Background: Most automated analysis of histology follows a general pipeline of first segmenting nuclei, then characterizing color, texture, shape, and spatial arrangement properties of cells and nuclei. These hand-crafted features are time-consuming to develop and do not adapt easily to new data sets. More recent work has begun to learn appropriate features directly from image patches. This project was completed before deep learning tool kits were readily available and instead used dictionary learning as a means for learning representations from image patches.

Solution: Through learning small and large-scale image features, we captured the local and architectural structure of tumor tissue from histology images.
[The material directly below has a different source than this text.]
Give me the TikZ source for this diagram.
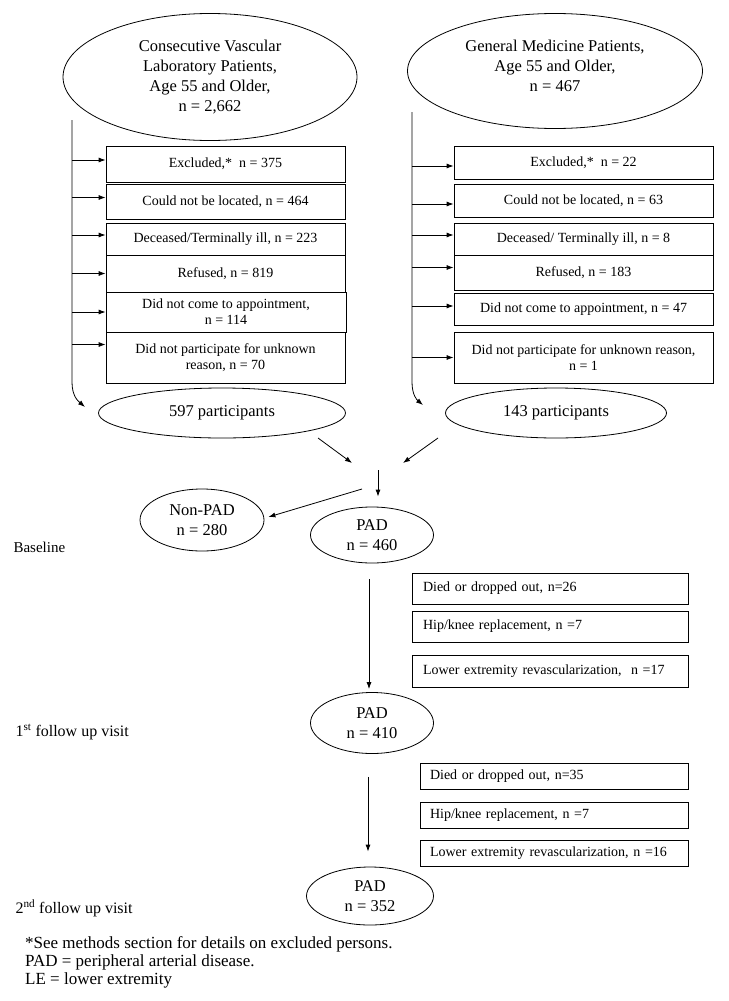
\documentclass[tikz,border=0pt]{standalone}
\usepackage{fontspec}
\setmainfont{Liberation Serif}
\usetikzlibrary{shapes.geometric,arrows.meta}
\begin{document}
\begin{tikzpicture}[x=1pt,y=-1pt,
 every node/.style={font=\fontsize{14}{16}\selectfont},
 oval/.style={draw, ellipse, inner sep=0pt, align=center, font=\fontsize{16.5}{20}\selectfont, line width=0.8pt},
 box/.style={draw, rectangle, inner sep=0pt, align=center, line width=0.8pt, minimum width=#1},
 lboxA/.style={draw, rectangle, inner ysep=0pt, inner xsep=11pt, text width=254pt, align=left, line width=0.8pt, font=\fontsize{14}{16}\selectfont},
 lboxB/.style={draw, rectangle, inner ysep=0pt, inner xsep=10pt, text width=248pt, align=left, line width=0.8pt, font=\fontsize{14}{16}\selectfont},
 side/.style={anchor=west, font=\fontsize{16}{18}\selectfont},
 arr/.style={-{Latex[length=7pt,width=5pt]}, line width=0.8pt},
 ln/.style={line width=0.8pt}]
\path[use as bounding box, fill=white] (0,0) rectangle (728,1001);

% top ellipses
\node[oval, minimum width=294pt, minimum height=127pt] (cv) at (210,77) {Consecutive Vascular\\Laboratory Patients,\\Age 55 and Older,\\n = 2,662};
\node[oval, minimum width=295pt, minimum height=115pt, text depth=10pt] (gm) at (555,71) {General Medicine Patients,\\Age 55 and Older,\\n = 467};

% left boxes
\node[box=239pt, minimum height=36pt] (b1) at (225.5,164) {Excluded,*~ n = 375};
\node[box=239pt, minimum height=35pt] (b2) at (225.5,201.5) {Could not be located, n = 464};
\node[box=239pt, minimum height=32pt] (b3) at (225.5,239) {Deceased/Terminally ill, n = 223};
\node[box=239pt, minimum height=37pt] (b4) at (225.5,273.5) {Refused, n = 819};
\node[box=240pt, minimum height=40pt] (b5) at (226,312) {Did not come to appointment,\\n = 114};
\node[box=239pt, minimum height=51pt] (b6) at (225.5,357.5) {Did not participate for unknown\\reason, n = 70};

% right boxes
\node[box=259pt, minimum height=33pt] (r1) at (583.5,162.5) {Excluded,*~ n = 22};
\node[box=259pt, minimum height=33pt] (r2) at (583.5,200.5) {Could not be located, n = 63};
\node[box=259pt, minimum height=32pt] (r3) at (583.5,239) {Deceased/ Terminally ill, n = 8};
\node[box=259pt, minimum height=35pt] (r4) at (583.5,272.5) {Refused, n = 183};
\node[box=259pt, minimum height=32pt] (r5) at (583.5,309) {Did not come to appointment, n = 47};
\node[box=259pt, minimum height=51pt] (r6) at (583.5,357.5) {Did not participate for unknown reason,\\n = 1};

% participants
\node[oval, minimum width=247pt, minimum height=50pt] (p1) at (222,413) {597 participants};
\node[oval, minimum width=221pt, minimum height=50pt] (p2) at (556,413) {143 participants};

% PAD ellipses
\node[oval, minimum width=124pt, minimum height=62pt] (np) at (202,520) {Non-PAD\\n = 280};
\node[oval, minimum width=123pt, minimum height=56pt] (pad1) at (372,535) {PAD\\n = 460};
\node[oval, minimum width=123pt, minimum height=61pt] (pad2) at (372,723) {PAD\\n = 410};
\node[oval, minimum width=127pt, minimum height=58pt] (pad3) at (370,896) {PAD\\n = 352};

% loss boxes
\node[lboxA, minimum height=31pt] (d1) at (550,588.5) {Died or dropped out, n=26};
\node[lboxA, minimum height=31pt] (d2) at (550,626.5) {Hip/knee replacement, n =7};
\node[lboxA, minimum height=32pt] (d3) at (550,671) {Lower extremity revascularization,~ n =17};
\node[lboxB, minimum height=26pt] (e1) at (554,776) {Died or dropped out, n=35};
\node[lboxB, minimum height=26pt] (e2) at (554,815) {Hip/knee replacement, n =7};
\node[lboxB, minimum height=26pt] (e3) at (554,853) {Lower extremity revascularization, n =16};

% side labels
\node[side, font=\fontsize{15}{18}\selectfont] (bl) at (10,547) {Baseline};
\node[side] (f1) at (12,732) {1\textsuperscript{st} follow up visit};
\node[side] (f2) at (12,908) {2\textsuperscript{nd} follow up visit};

% footnote
\node[anchor=north west, align=left, inner sep=0pt, font=\fontsize{17}{18}\selectfont] (fn) at (25,936)
 {*See methods section for details on excluded persons.\\PAD = peripheral arterial disease.\\LE = lower extremity};

% left connector
\coordinate (lt) at (72,120);
\coordinate (lc) at (72,382);
\coordinate (le) at (85,407);
\draw[arr] (lt) -- (lc) .. controls (72,396) and (78,401) .. (le);
\draw[arr] ([yshift=4pt]lt |- b1.west) -- ([yshift=4pt]b1.west);
\draw[arr] ([yshift=4pt]lt |- b2.west) -- ([yshift=4pt]b2.west);
\draw[arr] ([yshift=4pt]lt |- b3.west) -- ([yshift=4pt]b3.west);
\draw[arr] (lt |- b4.west) -- (b4.west);
\draw[arr] (lt |- b5.west) -- (b5.west);
\draw[arr] ([yshift=13pt]lt |- b6.west) -- ([yshift=13pt]b6.west);

% right connector
\coordinate (rt) at (412,112);
\coordinate (rc) at (412,382);
\coordinate (re) at (423,405);
\draw[arr] (rt) -- (rc) .. controls (412,395) and (417,400) .. (re);
\draw[arr] ([yshift=-3.5pt]rt |- r1.west) -- ([yshift=-3.5pt]r1.west);
\draw[arr] ([yshift=-3.5pt]rt |- r2.west) -- ([yshift=-3.5pt]r2.west);
\draw[arr] ([yshift=4pt]rt |- r3.west) -- ([yshift=4pt]r3.west);
\draw[arr] ([yshift=5pt]rt |- r4.west) -- ([yshift=5pt]r4.west);
\draw[arr] ([yshift=3pt]rt |- r5.west) -- ([yshift=3pt]r5.west);
\draw[arr] (rt |- r6.west) -- (r6.west);

% merge
\coordinate (m1s) at (318,438);
\coordinate (m1e) at (352,463);
\coordinate (m2s) at (438,438);
\coordinate (m2e) at (403,463);
\coordinate (md) at (378,470);
\coordinate (ms) at (362,489);
\draw[arr] (m1s) -- (m1e);
\draw[arr] (m2s) -- (m2e);
\draw[arr, shorten >=10pt] (md) -- (md |- pad1.north);
\draw[arr] (ms) -- ([xshift=4pt,yshift=3pt]np.east);

% PAD chain
\draw[arr, shorten <=16pt, shorten >=3pt] ([xshift=-3pt]pad1.south) -- ([xshift=-3pt]pad1.south |- pad2.north);
\draw[arr, shorten <=23pt, shorten >=15pt] ([xshift=-4pt]pad2.south) -- ([xshift=-4pt]pad2.south |- pad3.north);
\end{tikzpicture}
\end{document}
This was done by learning a hierarchy of dictionaries, where each level captured progressively larger scale and more abstract properties. By optimizing the dictionaries further using class labels, discriminating properties of classes that are not easily visually distinguishable to pathologists were captured.

Results: We explored this hierarchical and task-driven model in classifying malignant melanoma and the genomic subtype of breast tumors from histology images. We also showed how interpreting our model through visualizations can provide insights to pathologists.

Additional Applications: Dictionary learning can be used as a discriminative representation for classification of textures, objects, scenes, or many other types of images. It can also form a compact descriptor for image retrieval. While not as powerful a discriminator as many deep learning methods, it is much more interpretable and so would be a suitable representation when insight into the features driving classification is important.